» **Goal**
Look through the entries below and count the lines with the word "this" in them; give only the number.

» **Material shown**
—————

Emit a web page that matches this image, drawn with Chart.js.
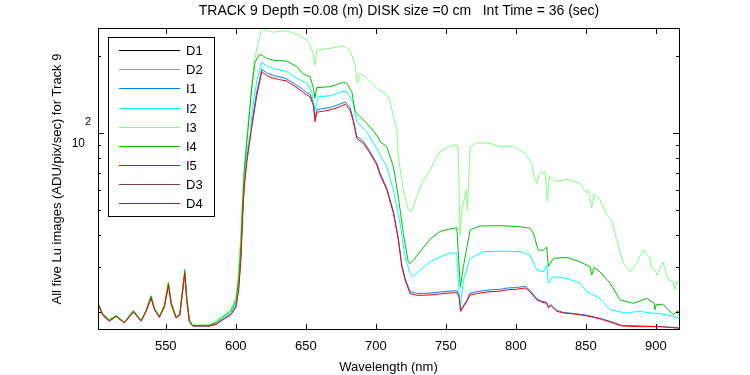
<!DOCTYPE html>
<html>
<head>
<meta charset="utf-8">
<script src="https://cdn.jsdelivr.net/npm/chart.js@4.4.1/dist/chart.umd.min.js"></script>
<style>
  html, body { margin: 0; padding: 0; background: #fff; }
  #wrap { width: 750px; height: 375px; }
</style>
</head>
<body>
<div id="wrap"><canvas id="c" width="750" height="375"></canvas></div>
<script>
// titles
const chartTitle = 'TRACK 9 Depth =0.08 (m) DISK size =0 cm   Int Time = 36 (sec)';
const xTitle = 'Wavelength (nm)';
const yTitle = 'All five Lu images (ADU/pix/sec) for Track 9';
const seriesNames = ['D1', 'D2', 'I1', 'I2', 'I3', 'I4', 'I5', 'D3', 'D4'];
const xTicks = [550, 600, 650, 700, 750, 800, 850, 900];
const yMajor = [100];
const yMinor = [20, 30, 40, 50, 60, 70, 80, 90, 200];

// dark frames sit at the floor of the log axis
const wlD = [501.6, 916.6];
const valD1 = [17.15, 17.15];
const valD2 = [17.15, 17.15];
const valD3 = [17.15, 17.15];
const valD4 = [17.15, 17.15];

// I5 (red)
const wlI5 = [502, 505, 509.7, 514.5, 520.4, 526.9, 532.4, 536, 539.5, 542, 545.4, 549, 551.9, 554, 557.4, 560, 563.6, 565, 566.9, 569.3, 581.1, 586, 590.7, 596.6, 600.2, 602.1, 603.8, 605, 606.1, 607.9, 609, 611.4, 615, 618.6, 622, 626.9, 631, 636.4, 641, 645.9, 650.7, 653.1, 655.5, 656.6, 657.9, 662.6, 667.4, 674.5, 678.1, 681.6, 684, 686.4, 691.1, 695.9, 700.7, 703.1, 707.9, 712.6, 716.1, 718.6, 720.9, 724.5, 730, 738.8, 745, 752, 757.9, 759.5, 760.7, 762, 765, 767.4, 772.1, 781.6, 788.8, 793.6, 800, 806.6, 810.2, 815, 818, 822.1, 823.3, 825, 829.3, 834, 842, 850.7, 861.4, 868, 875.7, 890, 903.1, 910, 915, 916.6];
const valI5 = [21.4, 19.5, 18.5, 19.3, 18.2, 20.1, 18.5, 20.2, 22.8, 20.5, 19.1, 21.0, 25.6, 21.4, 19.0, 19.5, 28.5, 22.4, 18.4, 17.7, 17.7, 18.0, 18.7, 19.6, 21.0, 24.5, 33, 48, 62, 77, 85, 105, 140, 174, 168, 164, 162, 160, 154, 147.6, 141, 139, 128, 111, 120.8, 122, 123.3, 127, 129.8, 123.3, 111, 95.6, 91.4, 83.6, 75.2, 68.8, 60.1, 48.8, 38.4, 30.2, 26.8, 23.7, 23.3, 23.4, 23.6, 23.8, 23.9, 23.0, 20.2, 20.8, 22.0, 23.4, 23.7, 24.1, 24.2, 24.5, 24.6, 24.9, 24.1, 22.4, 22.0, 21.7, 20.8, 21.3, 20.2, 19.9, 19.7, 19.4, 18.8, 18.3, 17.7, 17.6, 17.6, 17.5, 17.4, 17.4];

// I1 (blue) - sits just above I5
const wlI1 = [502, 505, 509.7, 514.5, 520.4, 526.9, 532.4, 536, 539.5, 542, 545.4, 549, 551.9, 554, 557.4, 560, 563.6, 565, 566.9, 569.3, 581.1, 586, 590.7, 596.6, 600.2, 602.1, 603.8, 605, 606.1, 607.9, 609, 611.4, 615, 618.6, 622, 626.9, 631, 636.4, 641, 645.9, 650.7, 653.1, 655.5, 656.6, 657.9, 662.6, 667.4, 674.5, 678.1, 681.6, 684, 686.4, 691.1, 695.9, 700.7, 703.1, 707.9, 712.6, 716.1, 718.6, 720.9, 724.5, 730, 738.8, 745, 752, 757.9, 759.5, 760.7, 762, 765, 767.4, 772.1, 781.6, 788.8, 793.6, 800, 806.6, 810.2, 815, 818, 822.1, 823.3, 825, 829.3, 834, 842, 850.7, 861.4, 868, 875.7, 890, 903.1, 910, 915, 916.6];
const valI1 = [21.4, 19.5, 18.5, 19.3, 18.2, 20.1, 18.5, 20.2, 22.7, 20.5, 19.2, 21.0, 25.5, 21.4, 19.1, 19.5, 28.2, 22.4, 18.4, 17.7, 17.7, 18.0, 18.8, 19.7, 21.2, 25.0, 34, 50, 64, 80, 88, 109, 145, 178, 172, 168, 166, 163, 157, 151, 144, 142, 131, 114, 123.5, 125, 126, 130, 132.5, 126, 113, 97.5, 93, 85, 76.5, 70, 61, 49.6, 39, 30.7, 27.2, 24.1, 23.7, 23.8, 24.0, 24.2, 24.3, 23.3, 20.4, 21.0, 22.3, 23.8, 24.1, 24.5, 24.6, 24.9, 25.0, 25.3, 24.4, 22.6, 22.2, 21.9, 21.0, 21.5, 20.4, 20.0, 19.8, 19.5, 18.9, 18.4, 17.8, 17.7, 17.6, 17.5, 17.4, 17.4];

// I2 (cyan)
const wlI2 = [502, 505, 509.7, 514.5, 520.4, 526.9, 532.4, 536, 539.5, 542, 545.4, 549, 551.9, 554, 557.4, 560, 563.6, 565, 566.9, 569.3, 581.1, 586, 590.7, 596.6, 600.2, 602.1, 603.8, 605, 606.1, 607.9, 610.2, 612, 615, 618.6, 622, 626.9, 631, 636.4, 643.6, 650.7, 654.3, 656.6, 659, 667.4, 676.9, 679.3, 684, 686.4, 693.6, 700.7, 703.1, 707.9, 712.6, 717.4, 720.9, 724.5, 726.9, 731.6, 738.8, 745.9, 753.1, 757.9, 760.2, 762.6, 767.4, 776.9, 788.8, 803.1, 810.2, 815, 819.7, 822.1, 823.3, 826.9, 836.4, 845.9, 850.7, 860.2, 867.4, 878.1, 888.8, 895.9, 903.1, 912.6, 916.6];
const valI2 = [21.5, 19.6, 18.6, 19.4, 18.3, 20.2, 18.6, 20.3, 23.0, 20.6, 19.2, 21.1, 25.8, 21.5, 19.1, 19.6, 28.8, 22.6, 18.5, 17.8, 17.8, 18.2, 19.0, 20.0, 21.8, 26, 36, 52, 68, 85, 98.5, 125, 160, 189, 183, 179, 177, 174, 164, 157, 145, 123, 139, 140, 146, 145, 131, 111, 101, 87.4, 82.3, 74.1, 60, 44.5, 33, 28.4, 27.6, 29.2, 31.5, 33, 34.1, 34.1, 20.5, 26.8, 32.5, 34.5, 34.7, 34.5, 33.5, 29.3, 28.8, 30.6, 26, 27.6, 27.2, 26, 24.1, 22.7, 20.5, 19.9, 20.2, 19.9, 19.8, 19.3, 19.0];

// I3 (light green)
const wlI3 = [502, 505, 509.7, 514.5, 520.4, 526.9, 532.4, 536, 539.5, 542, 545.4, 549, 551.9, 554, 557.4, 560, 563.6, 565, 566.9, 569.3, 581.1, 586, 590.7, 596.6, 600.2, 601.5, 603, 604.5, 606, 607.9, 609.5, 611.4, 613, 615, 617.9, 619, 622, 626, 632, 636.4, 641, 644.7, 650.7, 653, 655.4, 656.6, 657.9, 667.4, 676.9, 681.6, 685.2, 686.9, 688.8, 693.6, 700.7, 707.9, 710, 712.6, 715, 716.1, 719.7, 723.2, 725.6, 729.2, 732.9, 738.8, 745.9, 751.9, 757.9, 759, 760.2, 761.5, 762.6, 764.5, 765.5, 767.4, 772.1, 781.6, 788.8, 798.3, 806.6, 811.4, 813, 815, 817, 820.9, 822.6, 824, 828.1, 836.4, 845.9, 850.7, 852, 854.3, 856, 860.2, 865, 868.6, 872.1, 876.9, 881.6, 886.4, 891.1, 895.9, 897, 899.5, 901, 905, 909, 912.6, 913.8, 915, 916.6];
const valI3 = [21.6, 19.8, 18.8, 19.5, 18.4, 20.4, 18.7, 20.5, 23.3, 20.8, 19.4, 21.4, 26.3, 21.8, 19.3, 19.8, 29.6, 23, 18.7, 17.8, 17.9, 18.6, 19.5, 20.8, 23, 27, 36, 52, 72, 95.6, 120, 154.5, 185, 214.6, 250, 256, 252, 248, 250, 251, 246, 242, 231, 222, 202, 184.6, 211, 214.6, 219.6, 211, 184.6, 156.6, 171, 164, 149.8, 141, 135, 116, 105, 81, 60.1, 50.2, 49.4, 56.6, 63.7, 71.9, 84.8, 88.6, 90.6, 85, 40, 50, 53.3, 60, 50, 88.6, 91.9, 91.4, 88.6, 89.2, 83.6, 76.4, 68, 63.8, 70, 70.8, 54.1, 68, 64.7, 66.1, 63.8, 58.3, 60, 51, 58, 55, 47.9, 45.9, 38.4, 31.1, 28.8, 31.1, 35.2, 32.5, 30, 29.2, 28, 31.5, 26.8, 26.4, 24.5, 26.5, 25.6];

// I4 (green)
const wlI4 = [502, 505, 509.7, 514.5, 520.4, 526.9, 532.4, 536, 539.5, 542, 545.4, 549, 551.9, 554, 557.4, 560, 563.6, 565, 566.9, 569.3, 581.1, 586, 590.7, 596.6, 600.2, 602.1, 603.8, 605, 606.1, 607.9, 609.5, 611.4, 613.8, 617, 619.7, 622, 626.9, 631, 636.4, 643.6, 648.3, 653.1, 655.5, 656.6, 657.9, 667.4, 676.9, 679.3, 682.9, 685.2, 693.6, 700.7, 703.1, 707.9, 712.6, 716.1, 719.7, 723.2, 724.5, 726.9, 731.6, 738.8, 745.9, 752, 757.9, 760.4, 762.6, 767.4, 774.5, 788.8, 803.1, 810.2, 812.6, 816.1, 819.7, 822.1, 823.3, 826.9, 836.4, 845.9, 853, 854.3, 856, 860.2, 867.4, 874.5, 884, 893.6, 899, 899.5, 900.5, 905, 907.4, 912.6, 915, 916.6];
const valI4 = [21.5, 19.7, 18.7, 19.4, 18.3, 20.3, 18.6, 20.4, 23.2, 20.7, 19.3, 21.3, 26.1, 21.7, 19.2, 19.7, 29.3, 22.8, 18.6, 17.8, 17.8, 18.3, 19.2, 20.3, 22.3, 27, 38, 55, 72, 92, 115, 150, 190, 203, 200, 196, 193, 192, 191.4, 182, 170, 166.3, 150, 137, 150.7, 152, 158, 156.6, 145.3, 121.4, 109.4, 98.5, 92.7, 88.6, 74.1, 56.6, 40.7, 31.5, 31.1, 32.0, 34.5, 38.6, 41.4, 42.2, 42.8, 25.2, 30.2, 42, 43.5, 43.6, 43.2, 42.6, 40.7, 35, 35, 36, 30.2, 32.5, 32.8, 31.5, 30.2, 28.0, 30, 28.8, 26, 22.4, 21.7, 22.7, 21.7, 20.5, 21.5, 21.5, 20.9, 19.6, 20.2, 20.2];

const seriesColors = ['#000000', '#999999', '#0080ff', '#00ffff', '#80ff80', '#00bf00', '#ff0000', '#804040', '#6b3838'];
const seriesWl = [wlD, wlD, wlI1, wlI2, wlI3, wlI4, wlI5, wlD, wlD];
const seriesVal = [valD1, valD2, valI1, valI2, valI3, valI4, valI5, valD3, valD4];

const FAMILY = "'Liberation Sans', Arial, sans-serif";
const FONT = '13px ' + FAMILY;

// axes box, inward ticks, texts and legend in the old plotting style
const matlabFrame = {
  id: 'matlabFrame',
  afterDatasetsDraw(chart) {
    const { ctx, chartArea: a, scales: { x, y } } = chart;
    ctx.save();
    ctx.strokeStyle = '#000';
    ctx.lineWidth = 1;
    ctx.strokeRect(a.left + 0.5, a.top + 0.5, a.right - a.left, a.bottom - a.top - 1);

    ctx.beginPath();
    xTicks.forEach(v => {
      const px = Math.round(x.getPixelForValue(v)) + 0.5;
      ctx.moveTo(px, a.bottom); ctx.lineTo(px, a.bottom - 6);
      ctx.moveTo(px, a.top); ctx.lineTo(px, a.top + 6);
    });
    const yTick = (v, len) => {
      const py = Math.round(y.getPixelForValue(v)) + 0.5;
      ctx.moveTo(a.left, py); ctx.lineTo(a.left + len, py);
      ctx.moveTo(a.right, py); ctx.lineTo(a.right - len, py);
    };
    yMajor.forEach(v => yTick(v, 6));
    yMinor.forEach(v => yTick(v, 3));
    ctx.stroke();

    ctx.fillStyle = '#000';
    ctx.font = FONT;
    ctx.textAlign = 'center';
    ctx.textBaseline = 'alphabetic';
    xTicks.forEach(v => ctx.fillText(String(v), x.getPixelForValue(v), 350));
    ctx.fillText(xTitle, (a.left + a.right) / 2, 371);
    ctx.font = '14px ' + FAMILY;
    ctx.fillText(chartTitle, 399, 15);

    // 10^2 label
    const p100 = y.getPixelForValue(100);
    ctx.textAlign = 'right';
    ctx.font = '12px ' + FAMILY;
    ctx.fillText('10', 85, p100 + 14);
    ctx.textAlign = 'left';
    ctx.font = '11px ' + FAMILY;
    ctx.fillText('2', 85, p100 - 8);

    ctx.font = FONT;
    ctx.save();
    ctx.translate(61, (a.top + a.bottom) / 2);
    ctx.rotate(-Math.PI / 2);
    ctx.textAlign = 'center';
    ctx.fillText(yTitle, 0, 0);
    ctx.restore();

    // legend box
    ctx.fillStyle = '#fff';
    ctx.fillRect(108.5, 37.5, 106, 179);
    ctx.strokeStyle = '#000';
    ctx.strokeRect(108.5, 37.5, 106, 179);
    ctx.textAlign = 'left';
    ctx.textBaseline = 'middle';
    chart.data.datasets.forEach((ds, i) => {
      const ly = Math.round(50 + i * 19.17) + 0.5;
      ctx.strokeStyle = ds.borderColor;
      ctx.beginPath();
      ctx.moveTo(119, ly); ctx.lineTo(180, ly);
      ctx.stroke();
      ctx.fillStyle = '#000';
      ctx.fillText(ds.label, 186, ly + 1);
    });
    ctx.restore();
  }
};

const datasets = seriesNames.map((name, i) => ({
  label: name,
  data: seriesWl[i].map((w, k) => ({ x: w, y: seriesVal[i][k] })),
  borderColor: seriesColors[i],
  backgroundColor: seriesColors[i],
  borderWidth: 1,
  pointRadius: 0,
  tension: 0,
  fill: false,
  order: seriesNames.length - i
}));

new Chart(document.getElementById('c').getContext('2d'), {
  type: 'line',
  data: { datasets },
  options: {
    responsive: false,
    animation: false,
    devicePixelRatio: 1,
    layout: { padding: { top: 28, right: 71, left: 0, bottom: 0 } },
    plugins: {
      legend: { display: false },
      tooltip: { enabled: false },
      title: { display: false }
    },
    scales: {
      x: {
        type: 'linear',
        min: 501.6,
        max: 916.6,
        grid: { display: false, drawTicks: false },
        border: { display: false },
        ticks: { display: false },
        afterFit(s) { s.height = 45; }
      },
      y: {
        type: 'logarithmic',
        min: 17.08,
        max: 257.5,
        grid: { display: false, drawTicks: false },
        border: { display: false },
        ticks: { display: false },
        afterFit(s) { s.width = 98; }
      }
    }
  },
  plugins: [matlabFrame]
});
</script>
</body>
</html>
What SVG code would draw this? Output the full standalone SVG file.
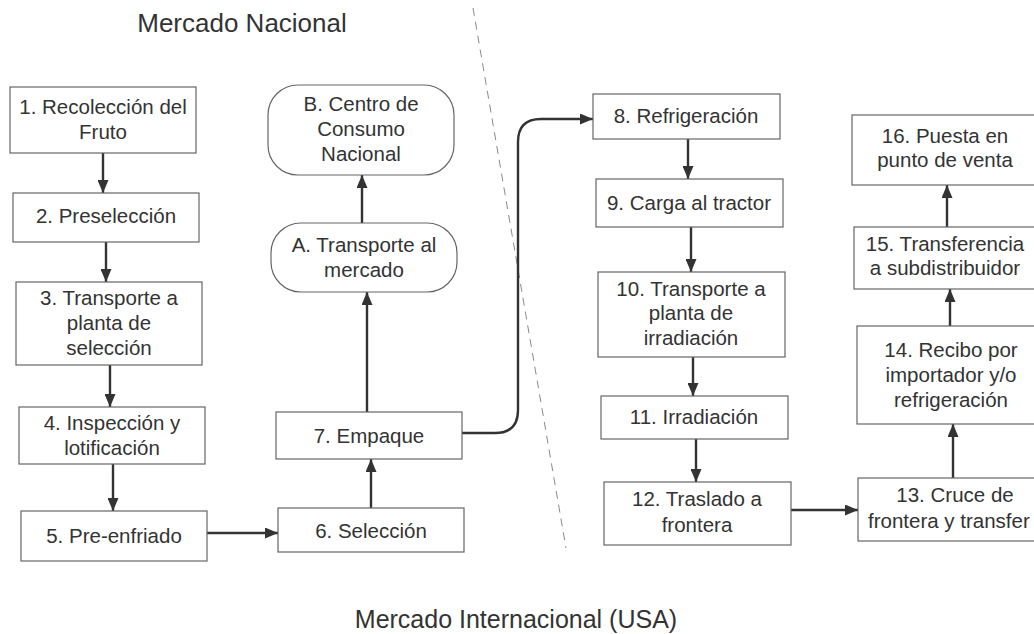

—————

» **Task answer**
2